What makes food in the region so great? It’s our ancestors’ centuries-old knowledge of spices, herbs and fresh ingredients and their mastering of homemade and DIY cooking techniques.
Traditional cuisine from North Africa to the Levant is known for its mouth-watering comfort food that always tastes like home. There’s nothing better than homemade flatbread and malawi and the spicy soups like harira, or slow-cooked stews like molokheyya and some of the world’s appetizers—think baba ghanoush, zaa’tar and fattoush.
Whether you’re trying to replicate your mom’s best dishes or looking to try out new tastes from across the region, these are seven cookbooks by Arab authors to up your cooking game.
Feast: Food of the Islamic World
Lebanese-Syrian chef Anissa Helou will take you on a culinary journey into the Islamic food culture across the globe from Arab and Persian to North African heritage. From pita bread and chapati to boreks and Lebanese fatayer, from slow-cooked biryanis to Saudi lamb kabsa, Feast contains over 300 recipes for every taste.
The Palestinian Table
Spanning over 150 recipes, the cookbook ranges from simple breakfasts to celebratory dishes fit for a feast. The Palestinian Table explores local customs and traditions of Palestinian life and cooking, with personal anecdotes from Palestinian author Reem Kassis.
The Middle Eastern Vegetarian Cookbook
Being vegan or gluten-free doesn’t mean you have to give up the region’s rich dishes. In the book, Lebanese author and cook Salma Hage shares 150 easy traditional recipes, many with vegan and gluten-free options. Featuring fresh ingredients native to the region like olive oil, figs and dates, delicious vegetarian breakfasts, salads, desserts are just one recipe away.

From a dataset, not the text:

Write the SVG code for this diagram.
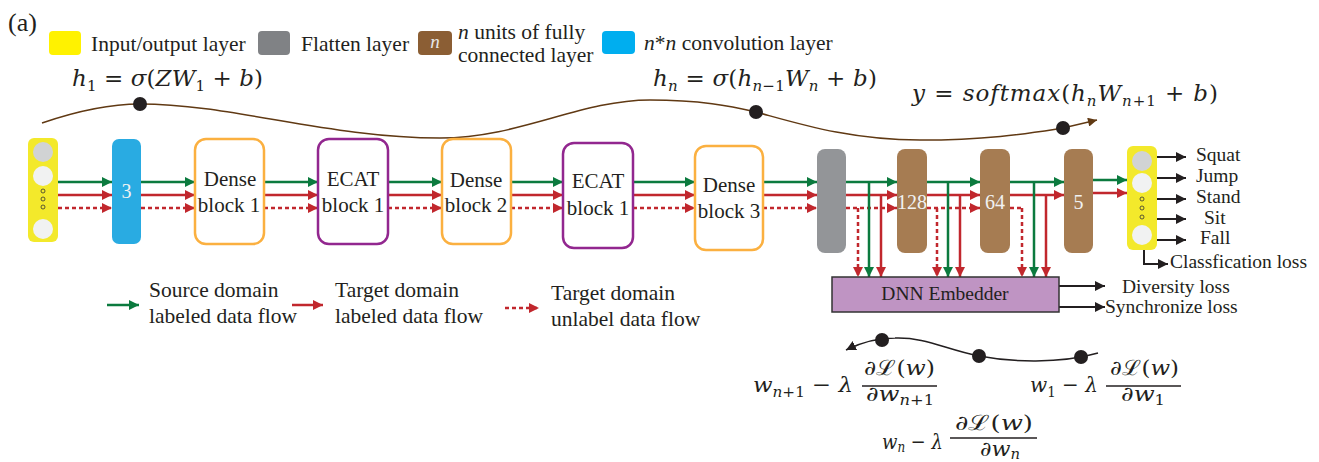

Authentic Egyptian Cooking: From the Table of Abou El Sid
Food enthusiast Nehal Leheta brings over fifty classic recipes of Abou El Sid, one of Cairo’s most famous restaurants. From rich dishes like fettah to appetizers like eggplant with garlic and tahina, the cookbook is a must-have.
Casablanca: My Moroccan Food
Exploring the richness of Moroccan food, the book features about a hundred recipes including all-time classics like baby potato and preserved lemon tagine, sticky ras el hanout and peach short ribs or buttermilk chicken kebabs. Moroccan chef Nargisse Benkabbou also introduces western classics with a Moroccan twist such as roasted almond and rainbow couscous stuffed poussin and Moroccan mint tea infused chocolate pots.

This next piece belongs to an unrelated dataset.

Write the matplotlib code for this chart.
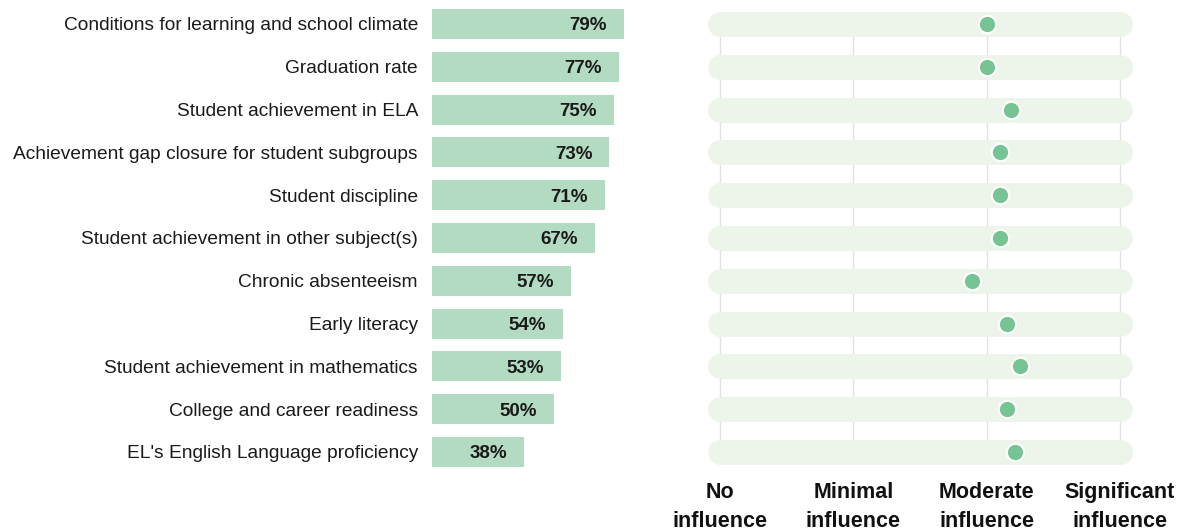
import matplotlib.pyplot as plt

categories = [
    "Conditions for learning and school climate",
    "Graduation rate",
    "Student achievement in ELA",
    "Achievement gap closure for student subgroups",
    "Student discipline",
    "Student achievement in other subject(s)",
    "Chronic absenteeism",
    "Early literacy",
    "Student achievement in mathematics",
    "College and career readiness",
    "EL's English Language proficiency",
]
percent = [79, 77, 75, 73, 71, 67, 57, 54, 53, 50, 38]
influence = [3.0, 3.0, 3.18, 3.1, 3.1, 3.1, 2.89, 3.15, 3.25, 3.15, 3.21]
scale_labels = ["No\ninfluence", "Minimal\ninfluence", "Moderate\ninfluence", "Significant\ninfluence"]

font = ["Liberation Sans", "DejaVu Sans"]

W, H = 1182, 531
fig = plt.figure(figsize=(W / 100, H / 100), dpi=100)

top_px, bot_px = 2.6, 473.4
bottom = (H - bot_px) / H
height = (bot_px - top_px) / H
n = len(categories)
ys = list(range(n))

# left: bars
ax1 = fig.add_axes([432 / W, bottom, 243 / W, height])
ax1.barh(ys, percent, height=0.7, color="#b3dbc2")
ax1.set_xlim(0, 100)
ax1.set_ylim(n - 0.5, -0.5)
for y, p in zip(ys, percent):
    ax1.text(p - 7, y, f"{p}%", ha="right", va="center_baseline", fontsize=13.5,
             fontweight="bold", family=font, color="#1a1a1a")
for y, c in zip(ys, categories):
    ax1.text(-5.8, y, c, ha="right", va="center_baseline", fontsize=13.75, family=font,
             color="#1a1a1a")
ax1.axis("off")

# right: influence dots
ax2 = fig.add_axes([700 / W, bottom, 440 / W, height])
ax2.set_xlim(0.85, 4.15)
ax2.set_ylim(n - 0.5, -0.5)
for x in range(1, 5):
    ax2.plot([x, x], [0, n - 1], color="#e2e2e2", lw=1, zorder=1)
for y in ys:
    ax2.plot([1, 4], [y, y], color="#edf5ea", lw=18, solid_capstyle="round", zorder=2)
ax2.plot(influence, ys, "o", ms=12.5, color="#76c493", mec="white", mew=1.5, zorder=3)
ax2.axis("off")

for i, lab in enumerate(scale_labels):
    ax2.text(i + 1, n - 0.5 + 0.2, lab, ha="center", va="top", fontsize=15.5,
             fontweight="bold", family=font, color="#111111", linespacing=1.5)

fig.savefig("out.png", dpi=100)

Levant: Recipes and Memories from the Middle East
Another masterpiece by Anissa Helou, Levant celebrates food from Syria and Lebanon to Palestine and Jordan. 150 recipes from soups and sides to salads and sweets, with some vegetarian options. The fried eggs with sumac, the kibbeh balls in yoghurt and the grilled aubergines with tahina, are a must-try.
The Iraqi Cookbook
Iraqi culture and particularly its cuisine has long been overshadowed by political conflict and war, but Baghdad-born author Lamees Ibrahim is putting it all under the spotlight in her book. From delicious dolma and tishreeb to the famous maqluba and mahshi, The Iraqi Cookbook is filled with easy-to-do authentic recipes and traditional Iraqi favourites. You can also find a vegan version of the book with recipes made purely out of plant-based ingredients.